Voilà envisagée l’histoire des technologies de la communication sous l’angle idéologique d’une espèce d’anarchisme high-tech qui, jusqu’au développement récent de l’usage de l’Internet, l’a fortement marqué. On ne poussera pas davantage dans cette voie. En effet, bien d’autres choses en déjà ont été dites, là encore mieux qu’elles pourraient l’être ici, plus à propos également. De nombreuses analyses critiques ont en particulier été avancées. Les plus pertinentes mettent en cause de manière fondamentale la représentation univoque d’un homme « sans intérieur » et d’une société où tout circule par essence. On reviendra sur ces critiques.

Malgré sa lisibilité, cette histoire n’est pas si simple. Si l’on peut les mentionner plus rapidement, il convient néanmoins de ne pas omettre au moins deux autres sources également déterminantes dans les processus de genèse de ces technologies. La première est bien représenté par le lobby militaro-industriel américain qui, dès l’origine, a soutenu, financé et orienté les grandes avancées. On caricaturera la situation en posant qu’il est porteur d’un idéal de société très structurée totalement opposé à l’utopie communicationnelle. Cette réalité alimentera à l’évidence la réaction techno-libertaire évoquée par Manuel Castells. S’appuyant d’abord sur ce lobby, profitant ensuite de la part de rêve que la vision libertaire des technologies de communication porte en elle, l’autre support de ces innovations est, dès l’origine, industriel, marchand, et d’inspiration libérale. On y reviendra.

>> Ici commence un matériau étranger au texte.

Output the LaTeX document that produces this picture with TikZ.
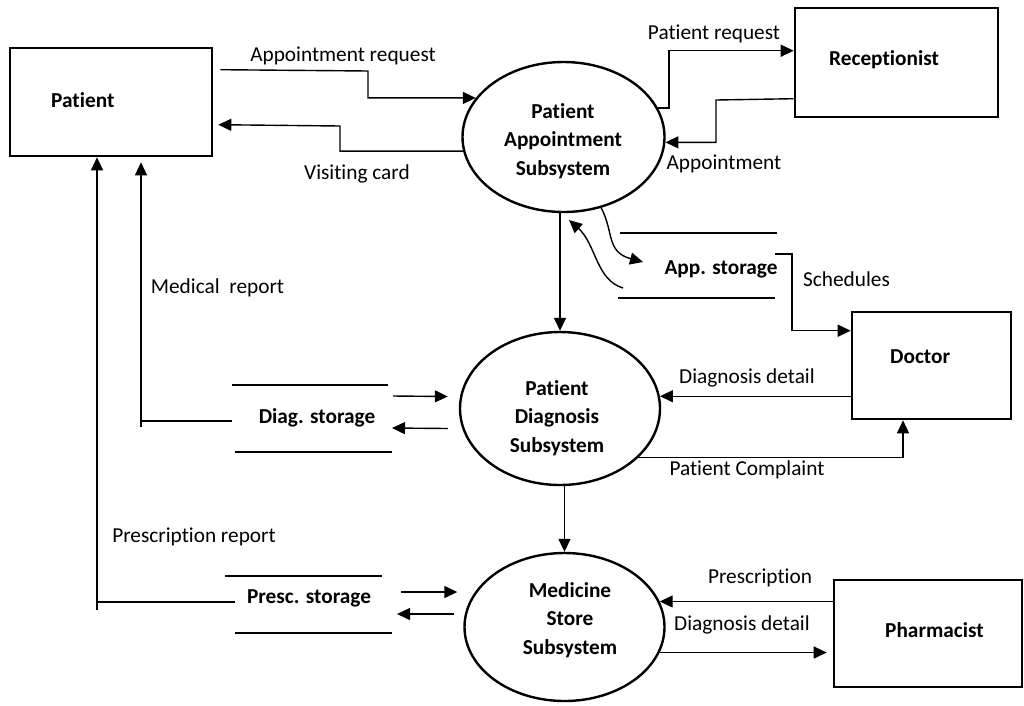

à travers ce melting pot idéologique, on peut d’ores et déjà apercevoir que, au-delà de l’apparence anecdotique que la mise en exergue systématique de l’année 1942 pourrait prendre, l’émergence de l’utopie communicationnelle est un phénomène parfaitement inscrit dans son époque, qui est encore la nôtre.

Notes
86.

()011On peut rapprocher ces réflexions d’une remarque de Maurice Daumas (1991, p. 173) qui note, à propos de l’industrie électronique, un « effet de récurrence technologique » nouveau dans l’histoire. Il s’agit du constat qu’elle « fait appel à ses propres créations pour développer en qualité et en quantité sa propre production ».